To date, the collection has over 25,000 items, including costumes and accessories, household textiles, and related artifacts dating from approximately the early1800s to the present. Specimens in the collection that relate directly to the theme and research goals of the Museum include men’s, women’s and children’s clothing and accessories representing early Euro-American ranch life to the recent past; military and occupational uniforms, and other articles of clothing illustrative of regional, occupational, and professional endeavors; and household textiles that are indicative of women’s activities since the pioneer days. The majority of these materials were either made and used by people living in this area since the mid-1800s, or brought to the region during early Euro-American settlement of the West.

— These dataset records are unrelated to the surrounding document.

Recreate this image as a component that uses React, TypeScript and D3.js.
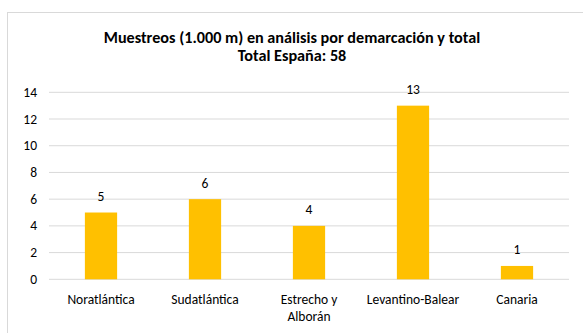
import React from "react";
import * as d3 from "d3";

const categories = ["Noratlántica", "Sudatlántica", "Estrecho y Alborán", "Levantino-Balear", "Canaria"];
const categoryLines = [["Noratlántica"], ["Sudatlántica"], ["Estrecho y", "Alborán"], ["Levantino-Balear"], ["Canaria"]];
const values = [5, 6, 4, 13, 1];
const yTicks = [0, 2, 4, 6, 8, 10, 12, 14];
const titleLines = ["Muestreos (1.000 m) en análisis por demarcación y total", "Total España: 58"];

const W = 583;
const H = 333;
const font = "Carlito, Calibri, 'Liberation Sans', Arial, sans-serif";

export default function App() {
  const x = d3.scaleBand<string>().domain(categories).range([49, 569]).paddingInner(0.69).paddingOuter(0.345);
  const y = d3.scaleLinear().domain([0, 14]).range([279.3, 92.3]);
  return (
    <svg width={W} height={H} style={{ position: "fixed", left: 0, top: 0, background: "#fff" }}>
      <rect x={7.5} y={12.5} width={W + 10} height={H + 10} fill="#fff" stroke="#d9d9d9" strokeWidth={1} />
      {titleLines.map((t, i) => (
        <text key={i} x={292} y={42.5 + i * 18} textAnchor="middle" fontFamily={font} fontWeight="bold" fontSize={16.2} fill="#000">
          {t}
        </text>
      ))}
      {yTicks.map((t) => (
        <g key={t}>
          <line x1={49} x2={569} y1={y(t)} y2={y(t)} stroke="#d9d9d9" strokeWidth={1} />
          <text x={37} y={y(t) + 4.5} textAnchor="end" fontFamily={font} fontSize={13.5} fill="#000">
            {t}
          </text>
        </g>
      ))}
      {categories.map((c, i) => {
        const cx = (x(c) as number) + x.bandwidth() / 2;
        return (
          <g key={c}>
            <rect x={x(c)} y={y(values[i])} width={x.bandwidth()} height={y(0) - y(values[i])} fill="#FFC000" />
            <text x={cx} y={y(values[i]) - 11.5} textAnchor="middle" fontFamily={font} fontSize={13.5} fill="#000">
              {values[i]}
            </text>
            {categoryLines[i].map((l, j) => (
              <text key={j} x={cx} y={303.5 + j * 17} textAnchor="middle" fontFamily={font} fontSize={13.5} fill="#000">
                {l}
              </text>
            ))}
          </g>
        );
      })}
    </svg>
  );
}
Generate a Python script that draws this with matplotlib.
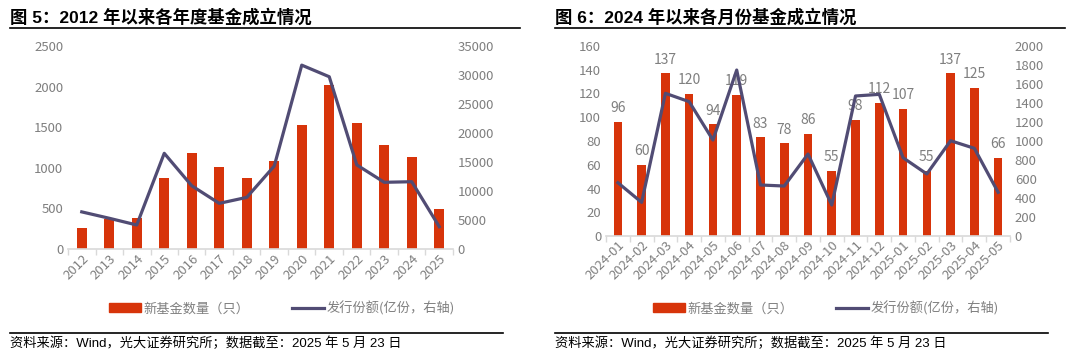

As such, these materials are important resources for studies of the resourcefulness and adaptability of people in this region for 150-plus years.
Being an academic component of Texas Tech University and a major part of the local community, the Museum also collects and preserves clothing and textile materials that have relevance to the community and the University. This category includes objects belonging to university faculty members and prominent individuals in the area. Among them are Texas Tech uniforms from different sports, bands, and cheerleading squads; and articles of clothing from members of the Wade Arctic expedition teams led by Dr. Anthony Wade, a well-known geologist and long-term Tech faculty member. Many prominent political and civic leaders of the State of Texas and the region (including those of a governor of Texas, Representatives to U.S. Congress, State Senators and Representatives, and University Presidents) have also donated their clothing and other personal belongings to the Museum.
As a whole, the collections have historic and socio-cultural significance because nearly all of the items can be traced to specific persons who made, purchased, or used these objects. The majority of these items possess basic provenience information. Less than 1000 items were acquired by the Museum through purchase.